Corruption gnaws its way into provincial education and health departments. International crime syndicates see the easy options for buying corrupt South African cops. Crime escalates and South Africa enters a vortex of low growth, high crime and institutional erosion.

  • Water purification plants frequently break down.
  •  Acid mine drainage projects falter.
  •  Phase 2 of the Lesotho Highlands Water Project is further delayed, creating a water crisis in major cities.
  •  More than 100 municipalities are placed under direct provincial control.

A severe drought in 2026 drives large numbers of desperately poor people off the land and into secondary urban areas, creating large informal settlements.
Investment in South Africa’s mining, agribusiness and manufacturing sectors begins to dry up. Investors increasingly prefer the country’s neighbours in the SADC region. As a result:

  •  By 2026/7 unemployment hovers around 30% – more than 10 million are out of work.
  •  Economic growth averages 1.5% while inflation rises. People feel much poorer.
  •  Inequality surpasses the levels of 2010. By the late 2020s, the richest 10% of South Africans own 70% of the country’s wealth.

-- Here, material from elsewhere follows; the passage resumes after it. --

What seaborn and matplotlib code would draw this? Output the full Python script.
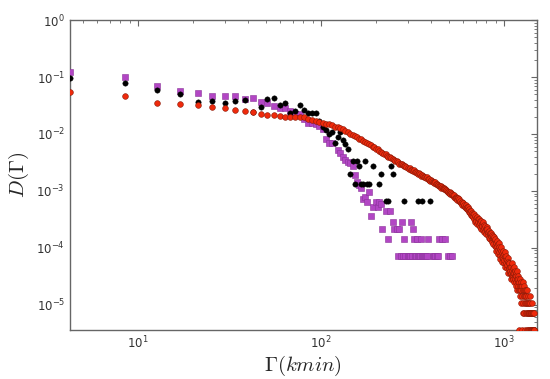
import numpy as np
import pandas as pd
import matplotlib
matplotlib.use("Agg")
import matplotlib.pyplot as plt
import seaborn as sns

# ---------------- data ----------------
bin_width = 4.25  # kmin per histogram bin

# red series: log10 D for bins 1..345
red_bins = list(range(1, 346))
red_logD = [
    -1.27, -1.33, -1.45, -1.47, -1.49, -1.53, -1.54, -1.58, -1.60, -1.61,
    -1.65, -1.67, -1.67, -1.68, -1.70, -1.70, -1.70, -1.71, -1.71, -1.73,
    -1.75, -1.77, -1.79, -1.80, -1.82, -1.83, -1.85, -1.87, -1.88, -1.90,
    -1.92, -1.95, -1.97, -2.00, -2.02, -2.03, -2.06, -2.08, -2.09, -2.12,
    -2.14, -2.16, -2.17, -2.20, -2.22, -2.23, -2.26, -2.27, -2.29, -2.31,
    -2.33, -2.35, -2.36, -2.38, -2.40, -2.41, -2.42, -2.44, -2.46, -2.47,
    -2.48, -2.50, -2.52, -2.53, -2.53, -2.55, -2.56, -2.56, -2.58, -2.59,
    -2.61, -2.60, -2.63, -2.63, -2.65, -2.64, -2.67, -2.66, -2.68, -2.70,
    -2.69, -2.71, -2.73, -2.72, -2.74, -2.76, -2.75, -2.77, -2.76, -2.79,
    -2.80, -2.79, -2.82, -2.81, -2.83, -2.85, -2.84, -2.86, -2.85, -2.88,
    -2.87, -2.90, -2.89, -2.91, -2.92, -2.91, -2.94, -2.93, -2.95, -2.94,
    -2.97, -2.96, -2.99, -2.98, -3.00, -3.02, -3.01, -3.03, -3.02, -3.05,
    -3.04, -3.07, -3.06, -3.08, -3.10, -3.08, -3.12, -3.10, -3.13, -3.12,
    -3.16, -3.13, -3.17, -3.15, -3.19, -3.18, -3.21, -3.19, -3.24, -3.21,
    -3.22, -3.26, -3.24, -3.28, -3.25, -3.30, -3.28, -3.32, -3.29, -3.34,
    -3.31, -3.37, -3.35, -3.39, -3.36, -3.42, -3.38, -3.44, -3.40, -3.45,
    -3.40, -3.50, -3.44, -3.55, -3.47, -3.52, -3.45, -3.58, -3.49, -3.54,
    -3.50, -3.60, -3.53, -3.64, -3.56, -3.52, -3.66, -3.58, -3.62, -3.55,
    -3.68, -3.59, -3.65, -3.72, -3.61, -3.70, -3.66, -3.76, -3.64, -3.71,
    -3.67, -3.78, -3.72, -3.82, -3.70, -3.76, -3.85, -3.74, -3.80, -3.73,
    -3.86, -3.77, -3.90, -3.82, -3.79, -3.93, -3.85, -3.81, -3.96, -3.87,
    -3.84, -3.99, -3.92, -4.05, -3.88, -3.97, -4.10, -3.94, -4.03, -3.91,
    -4.08, -3.98, -4.14, -4.02, -4.20, -4.06, -3.99, -4.16, -4.09, -4.24,
    -4.05, -4.18, -4.12, -4.27, -4.10, -4.22, -4.15, -4.33, -4.08, -4.20,
    -4.27, -4.14, -4.36, -4.21, -4.30, -4.18, -4.44, -4.24, -4.36, -4.27,
    -4.36, -4.27, -4.44, -4.33, -4.40, -4.54, -4.33, -4.44, -4.27, -4.49,
    -4.40, -4.49, -4.36, -4.54, -4.44, -4.33, -4.60, -4.44, -4.49, -4.40,
    -4.54, -4.44, -4.60, -4.49, -4.67, -4.40, -4.54, -4.74, -4.49, -4.60,
    -4.54, -4.67, -5.44, -4.74, -4.60, -4.84, -4.54, -4.67, -4.74, -4.60,
    -4.97, -4.67, -4.74, -5.44, -4.84, -4.67, -5.14, -4.74, -4.60, -4.97,
    -4.74, -5.14, -4.67, -4.84, -4.97, -4.74, -5.44, -4.84, -5.14, -4.74,
    -4.97, -4.84, -5.44, -5.14, -4.74, -4.97, -5.14, -5.44, -4.84, -4.97,
    -5.14, -5.44, -4.97, -5.14, -4.84, -5.44, -5.14, -4.97, -5.44, -5.14,
    -5.44, -5.14, -5.44, -4.97, -5.14, -5.44, -5.14, -5.44, -5.44, -5.14,
    -5.44, -5.44, -5.14, -5.44, -5.44,
]

# black series
black_bins = [1, 2, 3, 4, 5, 6, 7, 8, 9, 10, 11, 12, 13, 14, 15, 16, 17, 18, 19, 20,
              21, 22, 23, 24, 25, 26, 27, 28, 29, 30, 31, 32, 33, 34, 35, 36, 37, 38,
              39, 40, 41, 42, 43, 45, 49, 50, 53, 55, 57, 58, 67, 80, 84, 93]
black_logD = [-1.02, -1.10, -1.22, -1.29, -1.43, -1.42, -1.45, -1.42, -1.41, -1.61,
              -1.52, -1.39, -1.36, -1.49, -1.46, -1.63, -1.60, -1.49, -1.58, -1.63,
              -1.63, -1.64, -1.78, -1.87, -1.93, -2.00, -1.96, -2.15, -2.05, -1.97,
              -2.10, -2.18, -2.27, -2.70, -2.48, -2.87, -2.48, -2.57, -2.87, -2.87,
              -2.48, -2.87, -2.87, -2.57, -2.87, -2.70, -3.17, -3.17, -2.57, -2.70,
              -3.17, -3.17, -3.17, -3.17]

# purple series
purple_bins = [1, 2, 3, 4, 5, 6, 7, 8, 9, 10, 11, 12, 13, 14, 15, 16, 17, 18, 19, 20,
               21, 22, 23, 24, 25, 26, 27, 29, 30, 31, 32, 33, 34, 35, 36, 37, 38, 39,
               40, 41, 42, 43, 44, 45, 47, 48, 49, 50, 51, 53, 55, 56, 58, 59, 61, 62,
               63, 64, 65, 66, 67, 68, 70, 71, 72, 73, 74, 75, 76, 77, 78, 79, 80, 81,
               82, 83, 84, 85, 86, 87, 88, 89, 90, 96, 97, 99, 101, 102, 104, 108, 112,
               117, 120, 123]
purple_logD = [-0.91, -1.00, -1.16, -1.25, -1.28, -1.33, -1.33, -1.33, -1.39, -1.36,
               -1.43, -1.46, -1.50, -1.54, -1.55, -1.59, -1.65, -1.65, -1.74, -1.80,
               -1.80, -1.82, -1.86, -1.92, -2.09, -2.15, -2.16, -2.28, -2.34, -2.40,
               -2.46, -2.50, -2.51, -2.57, -2.72, -2.84, -2.90, -2.95, -3.15, -3.10,
               -3.19, -3.02, -3.44, -3.29, -3.19, -3.29, -3.19, -3.23, -3.67, -3.36,
               -3.84, -3.36, -3.54, -3.67, -3.67, -4.14, -3.67, -4.14, -3.54, -4.14,
               -3.84, -4.14, -4.14, -4.14, -4.14, -3.54, -4.14, -3.67, -3.84, -4.14,
               -4.14, -3.84, -4.14, -4.14, -4.14, -3.84, -4.14, -4.14, -4.14, -4.14,
               -4.14, -4.14, -3.84, -4.14, -4.14, -4.14, -4.14, -4.14, -3.84, -3.84,
               -3.84, -4.14, -4.14, -4.14]


def frame(bins, logd, name):
    b = np.asarray(bins, dtype=float)
    return pd.DataFrame({"gamma": b * bin_width,
                         "D": 10.0 ** np.asarray(logd),
                         "series": name})


df_red = frame(red_bins, red_logD, "red")
df_black = frame(black_bins, black_logD, "black")
df_purple = frame(purple_bins, purple_logD, "purple")

# ---------------- plot ----------------
sns.set_style("white")
plt.rcParams["font.family"] = ["DejaVu Sans"]
plt.rcParams["mathtext.fontset"] = "cm"

fig = plt.figure(figsize=(5.5, 3.79), dpi=100)
ax = fig.add_axes([0.127, 0.129, 0.849, 0.818])

sns.scatterplot(data=df_purple, x="gamma", y="D", ax=ax, marker="s", s=15,
                color="#b246c4", edgecolor="#8a3399", linewidth=0.4, zorder=3)
sns.scatterplot(data=df_black, x="gamma", y="D", ax=ax, marker="o", s=15,
                color="#000000", edgecolor="#000000", linewidth=0.3, zorder=4)
sns.scatterplot(data=df_red, x="gamma", y="D", ax=ax, marker="o", s=17,
                color="#ee2a0c", edgecolor="#8a1a08", linewidth=0.4, zorder=5)

ax.set_xscale("log")
ax.set_yscale("log")
ax.set_xlim(4.25, 1510)
ax.set_ylim(3.6e-6, 1.0)

ax.set_xlabel(r"$\Gamma(kmin)$", fontsize=15, labelpad=2)
ax.set_ylabel(r"$D(\Gamma)$", fontsize=15, labelpad=4)

for sp in ax.spines.values():
    sp.set_color("#666666")
    sp.set_linewidth(1.0)

ax.tick_params(which="both", direction="in", top=True, right=True,
               colors="#666666", labelcolor="#333333")
ax.tick_params(which="major", length=4.5, width=0.8, labelsize=8.5)
ax.tick_params(which="minor", length=2.2, width=0.6)
ax.xaxis.set_major_locator(matplotlib.ticker.LogLocator(base=10, numticks=10))
ax.yaxis.set_major_locator(matplotlib.ticker.LogLocator(base=10, numticks=10))
ax.xaxis.set_minor_locator(matplotlib.ticker.LogLocator(base=10, subs=np.arange(2, 10), numticks=20))
ax.yaxis.set_minor_locator(matplotlib.ticker.LogLocator(base=10, subs=np.arange(2, 10), numticks=20))
ax.xaxis.set_minor_formatter(matplotlib.ticker.NullFormatter())
ax.yaxis.set_minor_formatter(matplotlib.ticker.NullFormatter())

if ax.get_legend() is not None:
    ax.get_legend().remove()

fig.savefig("out.png", dpi=100)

The response among the mass of South Africans is rage against the rich and powerful (and corrupt) and disengagement from political and developmental processes.

Protest and uprisings become more violent. The line between rich and poor is drawn ever more firmly . . . in razor wire and strands of electrified fencing. The liberal coalition government becomes increasingly controlling. Nobody dares use the phrase “state of emergency” but this is effectively what is imposed.

The wealthy insulate themselves with the best security money can buy, venturing into the wider world with armed guards and in informal convoys. Many middle-class South Africans and skilled professionals simply dump the country. They emigrate to happier places.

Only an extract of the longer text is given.